Kemudian, dalam paparannya Direktur Sanitasi, Kementerian PUPR, Prasetyo, mengatakan bahwa berdasarkan data SISPN pada tanggal 17 September 2021 sebanyak 39,9% sampah didominasi oleh jenis sampah sisa makanan. Lalu jika dilihat dari sumbernya, maka sebanyak 38,3% sampah berasal dari rumah tangga.

Menurut Prasetyo, dalam menjalankan pendekatan ekonomi sirkular, keterlibatan masyarakat dan para pelaku industri dapat menjadi sebuah peluang yang saling menguntungkan. Hal ini dikarenakan dalam peta ekonomi sirkular produsen umumnya menciptakan produk untuk para pelanggan, dan kemudian produk tersebut akan dibuang ke tempat sampah dan diangkut oleh petugas menuju TPS3R untuk dilakukan proses daur ulang. Setelah diproses kemudian barang akan dikirim kembali kepada pihak produsen yang membutuhkan bahan baku untuk membuat produknya, jelas Prasetyo.   

Pada sesi penutupan, Wahanudin menyampaikan bahwa kolaborasi semua pihak adalah salah satu upaya yang perlu dilakukan. "Kolaborasi merupakan langkah yang baik untuk kepentingan bersama, jangan sampai kita sama-sama kerja dan menyelesaikan persoalan di masing-masing lembaganya. Jadi, mari kita saling bekerja sama agar masalah ini bisa cepat terselesaikan” pungkasnya di akhir acara.

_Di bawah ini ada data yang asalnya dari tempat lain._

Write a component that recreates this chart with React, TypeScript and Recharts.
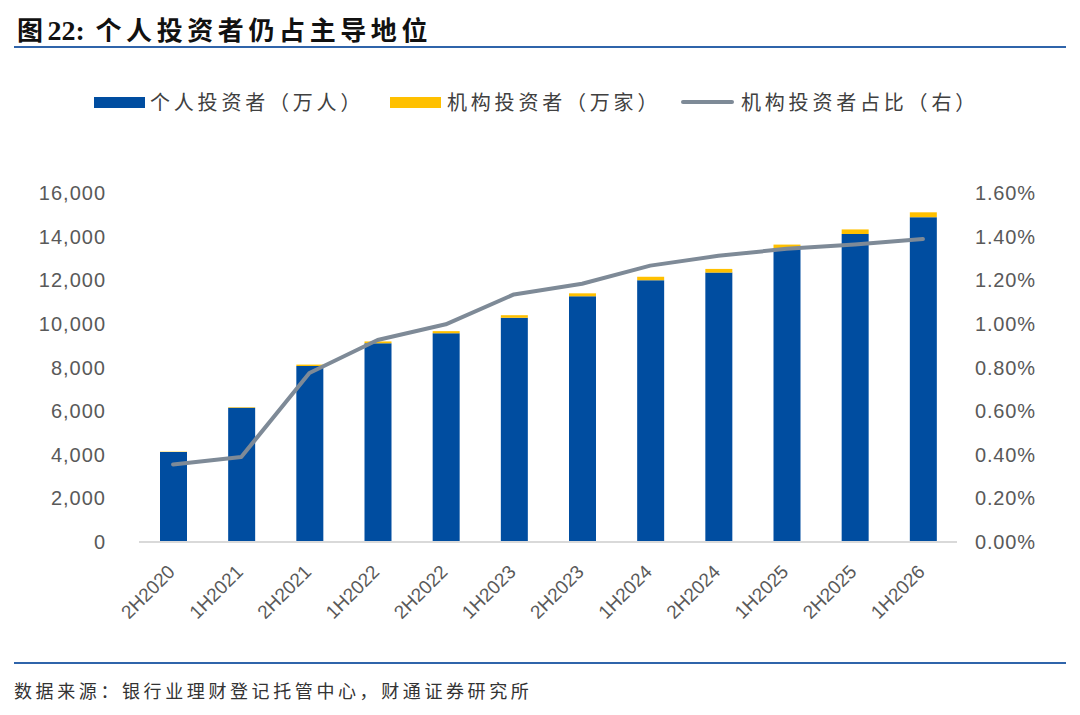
import React from 'react';
import { ComposedChart, Bar, Line, XAxis, YAxis, Legend } from 'recharts';

const categories = ['2H2020', '1H2021', '2H2021', '1H2022', '2H2022', '1H2023', '2H2023', '1H2024', '2H2024', '1H2025', '2H2025', '1H2026'];
const individual = [4130, 6150, 8070, 9110, 9570, 10280, 11265, 12000, 12350, 13450, 14120, 14890];
const institution = [15, 25, 63, 85, 97, 118, 136, 160, 170, 185, 210, 225];
const ratio = [0.355, 0.39, 0.775, 0.926, 0.998, 1.135, 1.184, 1.267, 1.312, 1.344, 1.364, 1.389];
const leftTicks = [0, 2000, 4000, 6000, 8000, 10000, 12000, 14000, 16000];
const rightTicks = [0, 0.2, 0.4, 0.6, 0.8, 1.0, 1.2, 1.4, 1.6];
const seriesNames = ['个人投资者（万人）', '机构投资者（万家）', '机构投资者占比（右）'];

const data = categories.map((c, i) => ({
  name: c,
  individual: individual[i],
  institution: institution[i],
  ratio: ratio[i],
}));

const BLUE = '#004DA0';
const YELLOW = '#FFC000';
const GRAY = '#7E8A97';
const CJK = '"Noto Sans CJK SC", "Noto Sans", sans-serif';
const LATIN = '"Liberation Sans", Arial, sans-serif';

const XTick = (props: any) => {
  const { x, y, payload } = props;
  return (
    <g transform={`translate(${x + 3},${y + 29})`}>
      <text x={0} y={0} textAnchor="end" transform="rotate(-45)" fill="#595959" fontSize={19} fontFamily={LATIN}>
        {payload.value}
      </text>
    </g>
  );
};

const LegendContent = () => {
  const textStyle: React.CSSProperties = {
    position: 'absolute',
    top: 0,
    fontSize: 20,
    lineHeight: '28px',
    letterSpacing: 3.8,
    color: '#404040',
    fontFamily: CJK,
    whiteSpace: 'nowrap',
  };
  return (
    <div style={{ position: 'relative', width: 1080, height: 28 }}>
      <div style={{ position: 'absolute', left: 94, top: 9, width: 51, height: 11, background: BLUE }} />
      <div style={{ ...textStyle, left: 150 }}>{seriesNames[0]}</div>
      <div style={{ position: 'absolute', left: 390, top: 9, width: 51, height: 11, background: YELLOW }} />
      <div style={{ ...textStyle, left: 447 }}>{seriesNames[1]}</div>
      <div style={{ position: 'absolute', left: 681, top: 12, width: 53, height: 4, borderRadius: 2, background: GRAY }} />
      <div style={{ ...textStyle, left: 741 }}>{seriesNames[2]}</div>
    </div>
  );
};

export default function App() {
  return (
    <div style={{ position: 'absolute', left: 0, top: 0, width: 1080, height: 715, background: '#fff', overflow: 'hidden' }}>
      <div style={{ position: 'absolute', left: 17, top: 12, fontSize: 26, lineHeight: '34px', letterSpacing: 4.6, color: '#111', fontFamily: CJK, fontWeight: 700, whiteSpace: 'nowrap' }}>
        图<span style={{ fontFamily: '"Liberation Serif", serif', letterSpacing: 0, fontSize: 28 }}>22:</span> 个人投资者仍占主导地位
      </div>
      <div style={{ position: 'absolute', left: 14, top: 46, width: 1052, height: 2, background: '#2F64AA' }} />

      <ComposedChart
        width={1080}
        height={715}
        data={data}
        margin={{ top: 193, right: 0, bottom: 93, left: 0 }}
        style={{ position: 'absolute', left: 0, top: 0 }}
      >
        <XAxis
          dataKey="name"
          height={80}
          tickLine={false}
          tickSize={0}
          interval={0}
          axisLine={{ stroke: '#D9D9D9', strokeWidth: 2 }}
          tick={<XTick />}
        />
        <YAxis
          yAxisId="left"
          orientation="left"
          width={139}
          domain={[0, 16000]}
          ticks={leftTicks}
          axisLine={false}
          tickLine={false}
          tickSize={0}
          tickMargin={33}
          tick={{ fill: '#595959', fontSize: 20, fontFamily: LATIN, letterSpacing: 1 }}
          tickFormatter={(v: number) => v.toLocaleString('en-US')}
        />
        <YAxis
          yAxisId="right"
          orientation="right"
          width={123}
          domain={[0, 1.6]}
          ticks={rightTicks}
          axisLine={false}
          tickLine={false}
          tickSize={0}
          tickMargin={18}
          tick={{ fill: '#595959', fontSize: 20, fontFamily: LATIN, letterSpacing: 0.8 }}
          tickFormatter={(v: number) => v.toFixed(2) + '%'}
        />
        <Legend
          layout="vertical"
          verticalAlign="middle"
          align="center"
          wrapperStyle={{ left: 0, top: 88, width: 1080, height: 28 }}
          content={<LegendContent />}
        />
        <Bar dataKey="individual" name={seriesNames[0]} stackId="a" yAxisId="left" fill={BLUE} barSize={27} isAnimationActive={false} />
        <Bar dataKey="institution" name={seriesNames[1]} stackId="a" yAxisId="left" fill={YELLOW} barSize={27} isAnimationActive={false} />
        <Line dataKey="ratio" name={seriesNames[2]} yAxisId="right" type="linear" stroke={GRAY} strokeWidth={4} dot={false} strokeLinejoin="round" strokeLinecap="round" isAnimationActive={false} />
      </ComposedChart>

      <div style={{ position: 'absolute', left: 14, top: 662, width: 1052, height: 2, background: '#2F64AA' }} />
      <div style={{ position: 'absolute', left: 14, top: 677, fontSize: 18, lineHeight: '26px', letterSpacing: 3.6, color: '#333', fontFamily: CJK, whiteSpace: 'nowrap' }}>
        数据来源：银行业理财登记托管中心，财通证券研究所
      </div>
    </div>
  );
}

Bukan hanya untuk meningkatkan kesadaran masyarakat akan pentingnya persoalan persampahan di Indonesia, kegiatan ini juga merupakan wadah strategis untuk mempertemukan seluruh pegiat persampahan di Indonesia yang mewakili lima aktor perubahan di antaranya, pemerintah pusat, pemerintah daerah, pihak swasta, media, dan berbagai kalangan masyarakat yang ada di Indonesia.